> [Raw data]
-- Begin --
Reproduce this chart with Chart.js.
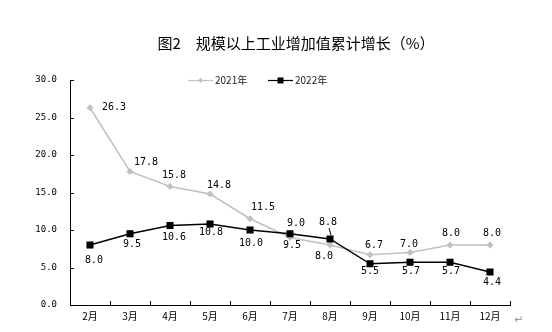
<!DOCTYPE html>
<html>
<head>
<meta charset="utf-8">
<script src="https://cdn.jsdelivr.net/npm/chart.js@4/dist/chart.umd.min.js"></script>
<style>
  html, body { margin: 0; padding: 0; background: #fff; }
  #wrap { width: 552px; height: 332px; }
</style>
</head>
<body>
<div id="wrap"><canvas id="growthChart" width="552" height="332"></canvas></div>
<script>
// Data
const months = ['2月', '3月', '4月', '5月', '6月', '7月', '8月', '9月', '10月', '11月', '12月'];
const growth2021 = [26.3, 17.8, 15.8, 14.8, 11.5, 9.0, 8.0, 6.7, 7.0, 8.0, 8.0];
const growth2022 = [8.0, 9.5, 10.6, 10.8, 10.0, 9.5, 8.8, 5.5, 5.7, 5.7, 4.4];
const yTicks = [0, 5, 10, 15, 20, 25, 30];

// label nudges relative to each point [dx, dy]
const nudge2021 = [[24, 0], [16, -9], [4, -11], [9, -9], [13, -11], [6, -14], [-6, 11], [4, -9], [-1, -8], [1, -12], [2, -12]];
const nudge2022 = [[4, 15], [2, 11], [4, 12], [1, 8], [1, 13], [2, 12], [-2, -17], [0, 8], [1, 9], [1, 9], [2, 10]];

const GRAY = '#c0c0c0';

// Title, legend, inner ticks and value labels
const decorPlugin = {
    id: 'decor',
    afterDraw(chart) {
        const ctx = chart.ctx;
        const xs = chart.scales.x;
        const ys = chart.scales.y;
        const area = chart.chartArea;
        ctx.save();

        // title
        ctx.fillStyle = '#000';
        ctx.font = "15px 'Noto Sans CJK SC'";
        ctx.textAlign = 'center';
        ctx.textBaseline = 'middle';
        ctx.fillText('图2\u3000规模以上工业增加值累计增长（%）', 296, 43);

        // axis ticks pointing inward
        ctx.strokeStyle = '#000';
        ctx.lineWidth = 1;
        ctx.beginPath();
        yTicks.forEach(v => {
            const y = Math.round(ys.getPixelForValue(v)) + 0.5;
            ctx.moveTo(area.left, y);
            ctx.lineTo(area.left + 4, y);
        });
        const step = xs.getPixelForValue(1) - xs.getPixelForValue(0);
        for (let i = 0; i <= months.length; i++) {
            const x = Math.round(xs.getPixelForValue(i) - step / 2) + 0.5;
            ctx.moveTo(x, area.bottom);
            ctx.lineTo(x, area.bottom - 4);
        }
        ctx.stroke();

        // legend
        ctx.font = "10px 'Noto Sans CJK SC'";
        ctx.textAlign = 'left';
        ctx.lineWidth = 1.2;
        ctx.strokeStyle = GRAY;
        ctx.beginPath();
        ctx.moveTo(188, 80.5);
        ctx.lineTo(213, 80.5);
        ctx.stroke();
        ctx.fillStyle = GRAY;
        ctx.beginPath();
        ctx.moveTo(200.5, 78);
        ctx.lineTo(203, 80.5);
        ctx.lineTo(200.5, 83);
        ctx.lineTo(198, 80.5);
        ctx.fill();
        ctx.fillStyle = '#222';
        ctx.fillText('2021年', 215, 80.5);

        ctx.strokeStyle = '#000';
        ctx.beginPath();
        ctx.moveTo(268, 80.5);
        ctx.lineTo(293, 80.5);
        ctx.stroke();
        ctx.fillStyle = '#000';
        ctx.fillRect(277.5, 77.5, 6, 6);
        ctx.fillStyle = '#222';
        ctx.fillText('2022年', 295, 80.5);

        // value labels
        ctx.font = "10px 'DejaVu Sans Mono'";
        ctx.textAlign = 'center';
        ctx.fillStyle = '#000';
        const drawLabels = (dsIndex, values, nudges) => {
            const pts = chart.getDatasetMeta(dsIndex).data;
            values.forEach((v, i) => {
                ctx.fillText(v.toFixed(1), pts[i].x + nudges[i][0], pts[i].y + nudges[i][1]);
            });
        };
        drawLabels(0, growth2021, nudge2021);
        drawLabels(1, growth2022, nudge2022);

        // leader line for 8.8
        const p = chart.getDatasetMeta(1).data[6];
        ctx.strokeStyle = '#000';
        ctx.lineWidth = 1;
        ctx.beginPath();
        ctx.moveTo(p.x - 1, p.y - 11);
        ctx.lineTo(p.x + 1, p.y - 4);
        ctx.stroke();

        // paragraph mark
        ctx.fillStyle = '#999';
        ctx.font = "11px 'DejaVu Sans'";
        ctx.fillText('\u21b5', 519, 320);

        ctx.restore();
    }
};

const growthCtx = document.getElementById('growthChart').getContext('2d');
const growthChart = new Chart(growthCtx, {
    type: 'line',
    data: {
        labels: months,
        datasets: [
            {
                label: '2021年',
                data: growth2021,
                borderColor: GRAY,
                backgroundColor: GRAY,
                borderWidth: 1.5,
                pointStyle: 'rectRot',
                pointRadius: 3.5,
                pointBorderWidth: 0,
                tension: 0,
                order: 2
            },
            {
                label: '2022年',
                data: growth2022,
                borderColor: '#000',
                backgroundColor: '#000',
                borderWidth: 1.3,
                pointStyle: 'rect',
                pointRadius: 5,
                pointBorderWidth: 0,
                tension: 0,
                order: 1
            }
        ]
    },
    options: {
        responsive: false,
        animation: false,
        layout: {
            padding: { top: 80, right: 42, bottom: 0, left: 0 }
        },
        plugins: {
            legend: { display: false },
            title: { display: false },
            tooltip: { enabled: false }
        },
        scales: {
            y: {
                min: 0,
                max: 30,
                afterFit(scale) { scale.width = 70; },
                afterBuildTicks(scale) { scale.ticks = yTicks.map(v => ({ value: v })); },
                grid: { display: false, drawTicks: false },
                border: { display: true, color: '#000', width: 1 },
                ticks: {
                    padding: 13,
                    color: '#000',
                    font: { family: 'DejaVu Sans Mono', size: 9 },
                    callback: v => v.toFixed(1)
                }
            },
            x: {
                offset: true,
                afterFit(scale) { scale.height = 27; },
                grid: { display: false, drawTicks: false },
                border: { display: true, color: '#000', width: 1 },
                ticks: {
                    padding: 5,
                    color: '#000',
                    maxRotation: 0,
                    autoSkip: false,
                    font: { family: 'Noto Sans CJK SC', size: 10 }
                }
            }
        }
    },
    plugins: [decorPlugin]
});
</script>
</body>
</html>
-- End --
Your task is to repeat the material above exactly, without its pictures.

> [Exercise answer]
Reproduce this chart with Chart.js.
<!DOCTYPE html>
<html>
<head>
<meta charset="utf-8">
<script src="https://cdn.jsdelivr.net/npm/chart.js@4/dist/chart.umd.min.js"></script>
<style>
  html, body { margin: 0; padding: 0; background: #fff; }
  #wrap { width: 552px; height: 332px; }
</style>
</head>
<body>
<div id="wrap"><canvas id="growthChart" width="552" height="332"></canvas></div>
<script>
// Data
const months = ['2月', '3月', '4月', '5月', '6月', '7月', '8月', '9月', '10月', '11月', '12月'];
const growth2021 = [26.3, 17.8, 15.8, 14.8, 11.5, 9.0, 8.0, 6.7, 7.0, 8.0, 8.0];
const growth2022 = [8.0, 9.5, 10.6, 10.8, 10.0, 9.5, 8.8, 5.5, 5.7, 5.7, 4.4];
const yTicks = [0, 5, 10, 15, 20, 25, 30];

// label nudges relative to each point [dx, dy]
const nudge2021 = [[24, 0], [16, -9], [4, -11], [9, -9], [13, -11], [6, -14], [-6, 11], [4, -9], [-1, -8], [1, -12], [2, -12]];
const nudge2022 = [[4, 15], [2, 11], [4, 12], [1, 8], [1, 13], [2, 12], [-2, -17], [0, 8], [1, 9], [1, 9], [2, 10]];

const GRAY = '#c0c0c0';

// Title, legend, inner ticks and value labels
const decorPlugin = {
    id: 'decor',
    afterDraw(chart) {
        const ctx = chart.ctx;
        const xs = chart.scales.x;
        const ys = chart.scales.y;
        const area = chart.chartArea;
        ctx.save();

        // title
        ctx.fillStyle = '#000';
        ctx.font = "15px 'Noto Sans CJK SC'";
        ctx.textAlign = 'center';
        ctx.textBaseline = 'middle';
        ctx.fillText('图2\u3000规模以上工业增加值累计增长（%）', 296, 43);

        // axis ticks pointing inward
        ctx.strokeStyle = '#000';
        ctx.lineWidth = 1;
        ctx.beginPath();
        yTicks.forEach(v => {
            const y = Math.round(ys.getPixelForValue(v)) + 0.5;
            ctx.moveTo(area.left, y);
            ctx.lineTo(area.left + 4, y);
        });
        const step = xs.getPixelForValue(1) - xs.getPixelForValue(0);
        for (let i = 0; i <= months.length; i++) {
            const x = Math.round(xs.getPixelForValue(i) - step / 2) + 0.5;
            ctx.moveTo(x, area.bottom);
            ctx.lineTo(x, area.bottom - 4);
        }
        ctx.stroke();

        // legend
        ctx.font = "10px 'Noto Sans CJK SC'";
        ctx.textAlign = 'left';
        ctx.lineWidth = 1.2;
        ctx.strokeStyle = GRAY;
        ctx.beginPath();
        ctx.moveTo(188, 80.5);
        ctx.lineTo(213, 80.5);
        ctx.stroke();
        ctx.fillStyle = GRAY;
        ctx.beginPath();
        ctx.moveTo(200.5, 78);
        ctx.lineTo(203, 80.5);
        ctx.lineTo(200.5, 83);
        ctx.lineTo(198, 80.5);
        ctx.fill();
        ctx.fillStyle = '#222';
        ctx.fillText('2021年', 215, 80.5);

        ctx.strokeStyle = '#000';
        ctx.beginPath();
        ctx.moveTo(268, 80.5);
        ctx.lineTo(293, 80.5);
        ctx.stroke();
        ctx.fillStyle = '#000';
        ctx.fillRect(277.5, 77.5, 6, 6);
        ctx.fillStyle = '#222';
        ctx.fillText('2022年', 295, 80.5);

        // value labels
        ctx.font = "10px 'DejaVu Sans Mono'";
        ctx.textAlign = 'center';
        ctx.fillStyle = '#000';
        const drawLabels = (dsIndex, values, nudges) => {
            const pts = chart.getDatasetMeta(dsIndex).data;
            values.forEach((v, i) => {
                ctx.fillText(v.toFixed(1), pts[i].x + nudges[i][0], pts[i].y + nudges[i][1]);
            });
        };
        drawLabels(0, growth2021, nudge2021);
        drawLabels(1, growth2022, nudge2022);

        // leader line for 8.8
        const p = chart.getDatasetMeta(1).data[6];
        ctx.strokeStyle = '#000';
        ctx.lineWidth = 1;
        ctx.beginPath();
        ctx.moveTo(p.x - 1, p.y - 11);
        ctx.lineTo(p.x + 1, p.y - 4);
        ctx.stroke();

        // paragraph mark
        ctx.fillStyle = '#999';
        ctx.font = "11px 'DejaVu Sans'";
        ctx.fillText('\u21b5', 519, 320);

        ctx.restore();
    }
};

const growthCtx = document.getElementById('growthChart').getContext('2d');
const growthChart = new Chart(growthCtx, {
    type: 'line',
    data: {
        labels: months,
        datasets: [
            {
                label: '2021年',
                data: growth2021,
                borderColor: GRAY,
                backgroundColor: GRAY,
                borderWidth: 1.5,
                pointStyle: 'rectRot',
                pointRadius: 3.5,
                pointBorderWidth: 0,
                tension: 0,
                order: 2
            },
            {
                label: '2022年',
                data: growth2022,
                borderColor: '#000',
                backgroundColor: '#000',
                borderWidth: 1.3,
                pointStyle: 'rect',
                pointRadius: 5,
                pointBorderWidth: 0,
                tension: 0,
                order: 1
            }
        ]
    },
    options: {
        responsive: false,
        animation: false,
        layout: {
            padding: { top: 80, right: 42, bottom: 0, left: 0 }
        },
        plugins: {
            legend: { display: false },
            title: { display: false },
            tooltip: { enabled: false }
        },
        scales: {
            y: {
                min: 0,
                max: 30,
                afterFit(scale) { scale.width = 70; },
                afterBuildTicks(scale) { scale.ticks = yTicks.map(v => ({ value: v })); },
                grid: { display: false, drawTicks: false },
                border: { display: true, color: '#000', width: 1 },
                ticks: {
                    padding: 13,
                    color: '#000',
                    font: { family: 'DejaVu Sans Mono', size: 9 },
                    callback: v => v.toFixed(1)
                }
            },
            x: {
                offset: true,
                afterFit(scale) { scale.height = 27; },
                grid: { display: false, drawTicks: false },
                border: { display: true, color: '#000', width: 1 },
                ticks: {
                    padding: 5,
                    color: '#000',
                    maxRotation: 0,
                    autoSkip: false,
                    font: { family: 'Noto Sans CJK SC', size: 10 }
                }
            }
        }
    },
    plugins: [decorPlugin]
});
</script>
</body>
</html>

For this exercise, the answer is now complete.